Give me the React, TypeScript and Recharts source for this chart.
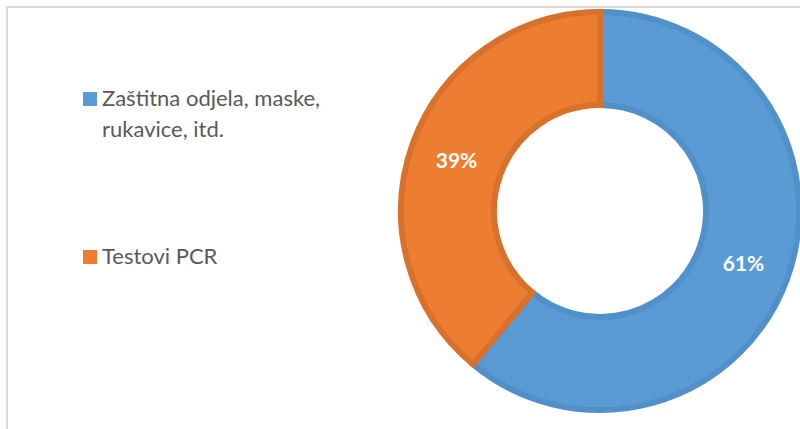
import React from 'react';
import { PieChart, Pie, Cell, Legend } from 'recharts';

const categories = ['Zaštitna odjela, maske, rukavice, itd.', 'Testovi PCR'];
const shares = [61, 39];

const fills = ['#5B9BD5', '#ED7D31'];
const strokes = ['#5190C9', '#D8712B'];

const data = categories.map((name, i) => ({ name, value: shares[i] }));

const RADIAN = Math.PI / 180;

const renderLabel = (props: any) => {
  const { cx, cy, midAngle, innerRadius, outerRadius, value } = props;
  const r = (innerRadius + outerRadius) / 2;
  const x = cx + r * Math.cos(-midAngle * RADIAN);
  const y = cy + r * Math.sin(-midAngle * RADIAN);
  return (
    <text
      x={x}
      y={y}
      fill="#ffffff"
      textAnchor="middle"
      dominantBaseline="central"
      fontFamily="Lato, sans-serif"
      fontWeight={700}
      fontSize={21}
    >
      {`${value}%`}
    </text>
  );
};

const legendLines = [
  ['Zaštitna odjela, maske,', 'rukavice, itd.'],
  ['Testovi PCR'],
];
const legendTops = [82, 240];

const renderLegend = () => (
  <div style={{ position: 'absolute', left: 0, top: 0, width: 380, height: 429 }}>
    {legendLines.map((lines, i) => (
      <div
        key={i}
        style={{
          position: 'absolute',
          left: 83,
          top: legendTops[i],
          display: 'flex',
          alignItems: 'flex-start',
          fontFamily: 'Lato, sans-serif',
          fontSize: 22,
          lineHeight: '31px',
          color: '#595959',
        }}
      >
        <span
          style={{
            display: 'inline-block',
            width: 14,
            height: 14,
            marginTop: 10,
            marginRight: 5,
            background: fills[i],
          }}
        />
        <div>
          {lines.map((l, j) => (
            <div key={j}>{l}</div>
          ))}
        </div>
      </div>
    ))}
  </div>
);

export default function App() {
  return (
    <div style={{ position: 'absolute', left: 0, top: 0, width: 800, height: 429, overflow: 'hidden', background: '#fff' }}>
      <div
        style={{
          position: 'absolute',
          left: 6,
          top: 6,
          width: 820,
          height: 440,
          borderTop: '2px solid #d9d9d9',
          borderLeft: '2px solid #d9d9d9',
        }}
      />
      <PieChart
        width={800}
        height={429}
        margin={{ top: 0, right: 0, bottom: 0, left: 0 }}
        style={{ position: 'absolute', left: 0, top: 0 }}
      >
        <Pie
          data={data}
          dataKey="value"
          nameKey="name"
          cx={600}
          cy={211}
          outerRadius={199}
          innerRadius={106}
          startAngle={90}
          endAngle={-270}
          label={renderLabel}
          labelLine={false}
          isAnimationActive={false}
        >
          {data.map((d, i) => (
            <Cell key={d.name} fill={fills[i]} stroke={strokes[i]} strokeWidth={6} />
          ))}
        </Pie>
        <Legend content={renderLegend} wrapperStyle={{ left: 0, top: 0, width: 380, height: 429 }} />
      </PieChart>
    </div>
  );
}
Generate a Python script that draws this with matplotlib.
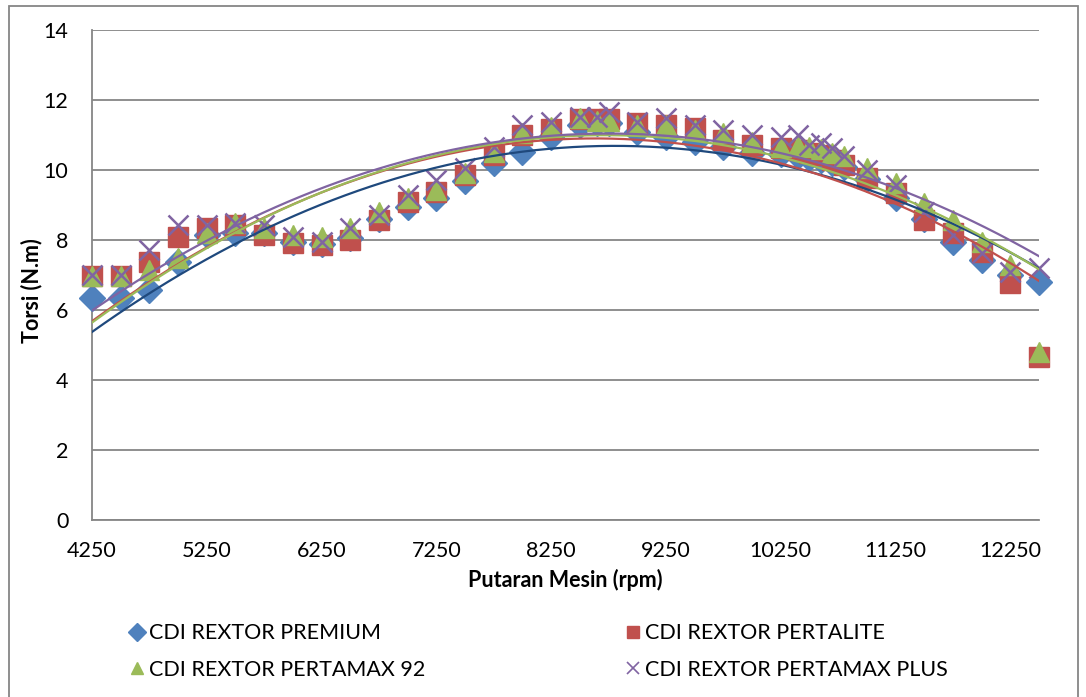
"""
Torsi vs putaran mesin for four fuels on a CDI Rextor, with quadratic trendlines.
"""

import numpy as np
import matplotlib
matplotlib.use("Agg")
import matplotlib.pyplot as plt
from matplotlib.lines import Line2D
from matplotlib.patches import Rectangle

rpm = [4250, 4500, 4750, 5000, 5250, 5500, 5750, 6000, 6250, 6500,
       6750, 7000, 7250, 7500, 7750, 8000, 8250, 8500, 8650, 8750,
       9000, 9250, 9500, 9750, 10000, 10250, 10400, 10500, 10600, 10700,
       10800, 11000, 11250, 11500, 11750, 12000, 12250, 12500]

premium = [6.34, 6.34, 6.57, 7.37, 8.15, 8.2, 8.2, 7.95, 7.9, 8.05,
           8.6, 8.95, 9.2, 9.7, 10.2, 10.51, 10.94, 11.3, 11.35, 11.35,
           11.1, 10.94, 10.8, 10.65, 10.5, 10.45, 10.4, 10.35, 10.3, 10.2,
           10.1, 9.75, 9.2, 8.6, 7.94, 7.43, 7.0, 6.8]

pertalite = [6.97, 6.97, 7.37, 8.09, 8.34, 8.43, 8.14, 7.91, 7.86, 8.0,
             8.57, 9.09, 9.37, 9.86, 10.43, 11.0, 11.17, 11.46, 11.46, 11.46,
             11.34, 11.29, 11.2, 10.86, 10.71, 10.63, 10.57, 10.5, 10.43, 10.3,
             10.14, 9.77, 9.34, 8.57, 8.2, 7.66, 6.77, 4.66]

pertamax92 = [6.97, 6.97, 7.14, 7.5, 8.2, 8.49, 8.34, 8.14, 8.09, 8.34,
              8.8, 9.2, 9.43, 9.91, 10.51, 11.06, 11.23, 11.49, 11.4, 11.4,
              11.3, 11.3, 11.14, 11.06, 10.8, 10.66, 10.7, 10.65, 10.6, 10.5,
              10.4, 10.06, 9.63, 9.06, 8.57, 7.94, 7.29, 4.8]

pertamax_plus = [7.0, 7.0, 7.71, 8.43, 8.43, 8.49, 8.43, 8.09, 7.94, 8.34,
                 8.71, 9.29, 9.71, 10.06, 10.66, 11.29, 11.37, 11.51, 11.51, 11.66,
                 11.37, 11.49, 11.29, 11.14, 11.0, 10.94, 11.0, 10.71, 10.77, 10.63,
                 10.4, 10.0, 9.57, 8.8, 8.14, 7.63, 7.09, 7.2]

labels = ["CDI REXTOR PREMIUM", "CDI REXTOR PERTALITE",
          "CDI REXTOR PERTAMAX 92", "CDI REXTOR PERTAMAX PLUS"]
x_ticks = [4250, 5250, 6250, 7250, 8250, 9250, 10250, 11250, 12250]
y_ticks = [0, 2, 4, 6, 8, 10, 12, 14]

plt.rcParams["font.family"] = ["Lato", "DejaVu Sans"]

# marker face, trendline colour, marker, marker size
styles = [
    ("#4F81BD", "#1F497D", "D", 13),
    ("#C0504D", "#C0504D", "s", 14),
    ("#9BBB59", "#9BBB59", "^", 15),
    ("#8064A2", "#8064A2", "x", 14),
]

fig = plt.figure(figsize=(10.86, 6.97), dpi=100)
ax = fig.add_axes([92 / 1086, 1 - 520 / 697, 947 / 1086, 490 / 697])

x = np.array(rpm, dtype=float)
xs = np.linspace(4250, 12500, 300)
series = [premium, pertalite, pertamax92, pertamax_plus]

for ys, (face, line_c, mk, ms) in zip(series, styles):
    if mk == "x":
        ax.plot(x, ys, ls="none", marker=mk, ms=ms, mew=1.8, color=face,
                zorder=3, clip_on=False)
    else:
        ax.plot(x, ys, ls="none", marker=mk, ms=ms, mfc=face, mec=face,
                zorder=3, clip_on=False)

# quadratic trendlines drawn over the markers
for ys, (face, line_c, mk, ms) in zip(series, styles):
    coef = np.polyfit(x, ys, 2)
    ax.plot(xs, np.polyval(coef, xs), color=line_c, lw=1.6, zorder=4)

ax.set_xlim(4250, 12500)
ax.set_ylim(0, 14)
ax.set_xticks(x_ticks)
ax.set_yticks(y_ticks)
ax.tick_params(length=0, labelsize=15.5)
ax.tick_params(axis="x", pad=15)
ax.tick_params(axis="y", pad=17)
ax.grid(axis="y", color="#868686", lw=1.3)
ax.set_axisbelow(True)
for side in ["top", "right"]:
    ax.spines[side].set_visible(False)
for side in ["left", "bottom"]:
    ax.spines[side].set_color("#868686")
    ax.spines[side].set_linewidth(1.3)

ax.set_xlabel("Putaran Mesin (rpm)", fontsize=15.5, fontweight="bold", labelpad=6)
ax.set_ylabel("Torsi (N.m)", fontsize=15.5, fontweight="bold")
ax.yaxis.set_label_coords(-0.052, 0.469)

# legend: two rows, two columns
handles = []
for (face, line_c, mk, ms), lab in zip(styles, labels):
    if mk == "x":
        h = Line2D([], [], ls="none", marker=mk, ms=9, mew=1.2, color=face, label=lab)
    else:
        h = Line2D([], [], ls="none", marker=mk, ms=9, mfc=face, mec=face, label=lab)
    handles.append(h)
order = [0, 2, 1, 3]
fig.legend([handles[i] for i in order], [labels[i] for i in order],
           loc="upper left", bbox_to_anchor=(110 / 1086, 1 - 604 / 697),
           ncol=2, frameon=False, fontsize=15.5, handlelength=0.7,
           handletextpad=0.2, columnspacing=9.3, labelspacing=0.75)

# outer chart border
fig.patches.append(Rectangle((9 / 1086, -0.05), 1069 / 1086, 1 - 6 / 697 + 0.05,
                             transform=fig.transFigure, fill=False,
                             edgecolor="#868686", lw=1.3))

fig.savefig("out.png", dpi=100)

════════════════════

● **EXERCISE GOAL**
Pick out the lines that have the word "with". Copy them all.

● **RESULT OF THE TASK**
Generate a Python script that draws this with matplotlib.
Torsi vs putaran mesin for four fuels on a CDI Rextor, with quadratic trendlines.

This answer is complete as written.